> **Records provided**
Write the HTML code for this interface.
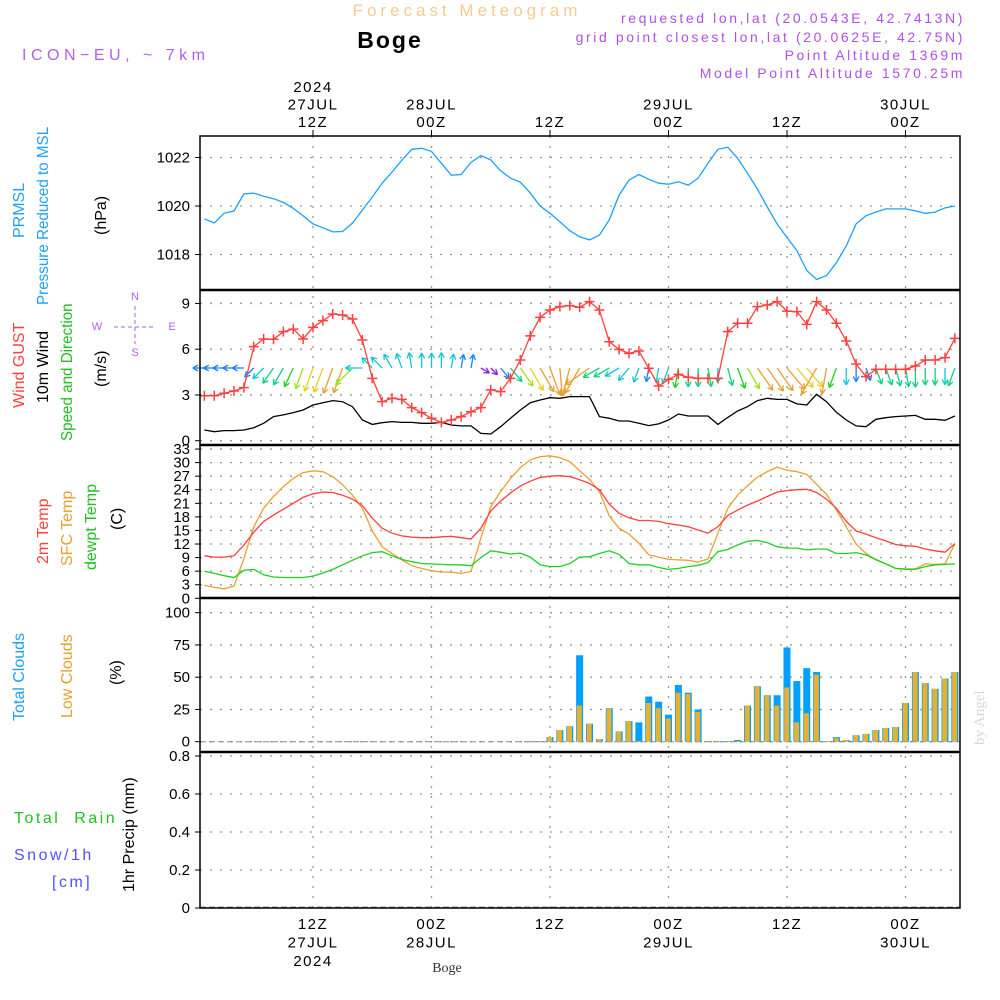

--

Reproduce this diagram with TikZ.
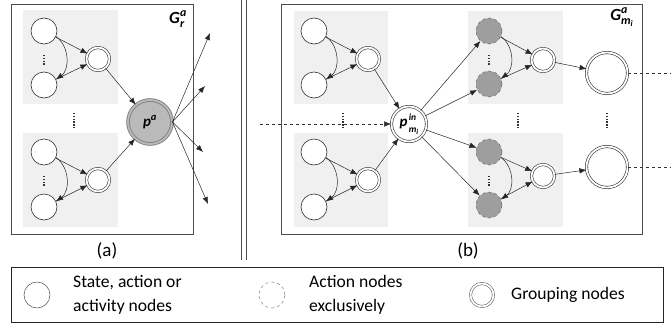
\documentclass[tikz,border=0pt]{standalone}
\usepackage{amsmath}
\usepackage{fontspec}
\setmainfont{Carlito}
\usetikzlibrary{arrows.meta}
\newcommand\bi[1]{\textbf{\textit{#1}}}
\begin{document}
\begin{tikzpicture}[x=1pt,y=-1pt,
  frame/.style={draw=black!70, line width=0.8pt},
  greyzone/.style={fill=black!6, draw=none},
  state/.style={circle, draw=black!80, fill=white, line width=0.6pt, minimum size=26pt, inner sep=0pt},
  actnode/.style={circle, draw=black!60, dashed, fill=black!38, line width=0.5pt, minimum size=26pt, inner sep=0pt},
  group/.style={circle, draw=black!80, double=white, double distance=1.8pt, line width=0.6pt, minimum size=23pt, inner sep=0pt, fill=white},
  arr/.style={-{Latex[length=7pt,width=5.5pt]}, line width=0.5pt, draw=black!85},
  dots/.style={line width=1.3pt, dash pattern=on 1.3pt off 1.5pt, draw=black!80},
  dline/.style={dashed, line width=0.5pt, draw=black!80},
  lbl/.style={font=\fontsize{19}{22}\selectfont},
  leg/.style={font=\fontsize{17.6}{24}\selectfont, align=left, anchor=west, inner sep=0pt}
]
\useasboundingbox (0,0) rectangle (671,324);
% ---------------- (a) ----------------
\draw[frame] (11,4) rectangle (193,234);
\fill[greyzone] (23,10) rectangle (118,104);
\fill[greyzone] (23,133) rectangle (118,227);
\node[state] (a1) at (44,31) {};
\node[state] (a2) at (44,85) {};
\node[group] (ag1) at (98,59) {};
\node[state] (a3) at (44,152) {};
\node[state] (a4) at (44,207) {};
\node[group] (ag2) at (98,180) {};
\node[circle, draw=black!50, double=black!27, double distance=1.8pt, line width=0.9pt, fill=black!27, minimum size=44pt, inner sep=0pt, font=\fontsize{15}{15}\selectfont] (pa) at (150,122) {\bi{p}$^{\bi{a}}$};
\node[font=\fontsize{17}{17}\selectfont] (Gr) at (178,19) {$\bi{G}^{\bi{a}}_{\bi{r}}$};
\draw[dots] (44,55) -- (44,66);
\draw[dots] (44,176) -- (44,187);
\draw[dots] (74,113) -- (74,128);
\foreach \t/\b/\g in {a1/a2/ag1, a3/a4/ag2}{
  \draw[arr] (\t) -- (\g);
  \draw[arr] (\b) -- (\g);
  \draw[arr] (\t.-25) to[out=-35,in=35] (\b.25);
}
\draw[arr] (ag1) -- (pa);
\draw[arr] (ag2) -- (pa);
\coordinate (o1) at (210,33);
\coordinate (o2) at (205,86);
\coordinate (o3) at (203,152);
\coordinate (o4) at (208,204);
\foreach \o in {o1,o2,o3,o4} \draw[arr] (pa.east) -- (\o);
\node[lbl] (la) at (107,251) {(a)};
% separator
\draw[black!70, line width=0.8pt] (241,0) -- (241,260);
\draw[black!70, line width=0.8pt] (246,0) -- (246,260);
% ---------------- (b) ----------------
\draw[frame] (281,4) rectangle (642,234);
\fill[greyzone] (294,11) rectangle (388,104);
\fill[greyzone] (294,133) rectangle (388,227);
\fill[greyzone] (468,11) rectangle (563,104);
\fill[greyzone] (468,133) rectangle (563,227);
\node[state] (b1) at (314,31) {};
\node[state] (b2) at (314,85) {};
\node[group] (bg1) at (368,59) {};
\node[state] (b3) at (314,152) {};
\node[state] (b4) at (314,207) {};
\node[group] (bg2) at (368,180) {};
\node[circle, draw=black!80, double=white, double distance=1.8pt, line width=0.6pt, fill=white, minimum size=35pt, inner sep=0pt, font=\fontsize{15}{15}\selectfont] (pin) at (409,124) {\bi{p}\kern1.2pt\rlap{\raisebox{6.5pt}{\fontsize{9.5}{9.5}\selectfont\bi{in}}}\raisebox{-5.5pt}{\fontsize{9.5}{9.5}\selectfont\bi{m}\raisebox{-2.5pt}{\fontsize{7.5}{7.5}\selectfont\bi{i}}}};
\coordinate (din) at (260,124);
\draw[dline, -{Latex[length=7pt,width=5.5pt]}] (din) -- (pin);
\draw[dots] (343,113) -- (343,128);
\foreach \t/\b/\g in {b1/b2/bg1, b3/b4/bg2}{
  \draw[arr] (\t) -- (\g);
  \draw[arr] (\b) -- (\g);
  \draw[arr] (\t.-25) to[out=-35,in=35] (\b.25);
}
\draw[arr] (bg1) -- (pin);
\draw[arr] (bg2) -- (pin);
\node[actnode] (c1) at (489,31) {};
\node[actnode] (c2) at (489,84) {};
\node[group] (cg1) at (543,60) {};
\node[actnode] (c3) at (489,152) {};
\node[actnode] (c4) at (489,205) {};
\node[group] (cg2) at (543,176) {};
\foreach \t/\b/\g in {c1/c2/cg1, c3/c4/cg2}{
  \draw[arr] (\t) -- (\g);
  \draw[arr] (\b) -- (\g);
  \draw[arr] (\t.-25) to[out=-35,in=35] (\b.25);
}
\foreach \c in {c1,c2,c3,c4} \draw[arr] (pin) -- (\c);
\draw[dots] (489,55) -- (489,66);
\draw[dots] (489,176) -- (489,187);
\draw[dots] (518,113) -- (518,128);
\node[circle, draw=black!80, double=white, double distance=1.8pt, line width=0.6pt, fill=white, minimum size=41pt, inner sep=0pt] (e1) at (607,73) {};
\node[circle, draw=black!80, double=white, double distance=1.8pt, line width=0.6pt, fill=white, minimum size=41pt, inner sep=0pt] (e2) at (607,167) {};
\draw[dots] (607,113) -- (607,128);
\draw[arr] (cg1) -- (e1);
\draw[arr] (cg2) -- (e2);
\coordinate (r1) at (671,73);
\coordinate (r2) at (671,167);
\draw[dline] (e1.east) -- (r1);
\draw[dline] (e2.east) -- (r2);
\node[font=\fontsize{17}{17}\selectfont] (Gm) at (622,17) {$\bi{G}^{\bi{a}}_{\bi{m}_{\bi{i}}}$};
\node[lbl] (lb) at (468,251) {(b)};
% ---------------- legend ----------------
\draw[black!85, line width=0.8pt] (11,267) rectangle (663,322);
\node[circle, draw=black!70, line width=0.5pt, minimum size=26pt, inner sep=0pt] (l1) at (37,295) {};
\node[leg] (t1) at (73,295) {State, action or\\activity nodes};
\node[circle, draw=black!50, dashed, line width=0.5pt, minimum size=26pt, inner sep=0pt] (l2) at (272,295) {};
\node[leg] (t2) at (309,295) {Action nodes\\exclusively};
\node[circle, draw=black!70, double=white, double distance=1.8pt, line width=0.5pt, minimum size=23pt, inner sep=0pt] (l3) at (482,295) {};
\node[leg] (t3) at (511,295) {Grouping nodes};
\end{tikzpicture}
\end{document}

==

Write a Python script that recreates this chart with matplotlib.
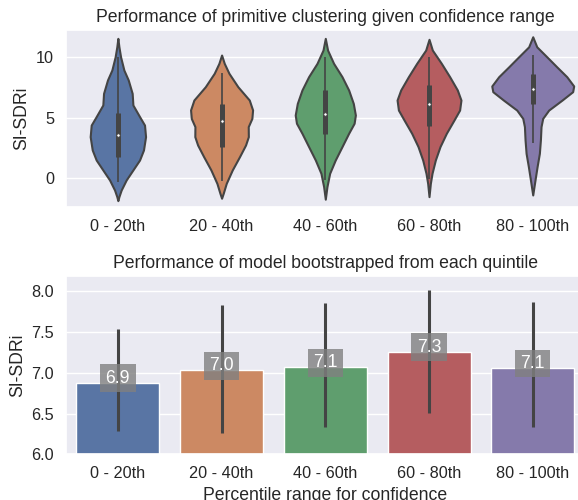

> **Task goal**
Make a copy of each line that contains the string "this".

> **Result of the exercise**
Write the HTML code for this interface.
Reproduce this diagram with TikZ.
Write a Python script that recreates this chart with matplotlib.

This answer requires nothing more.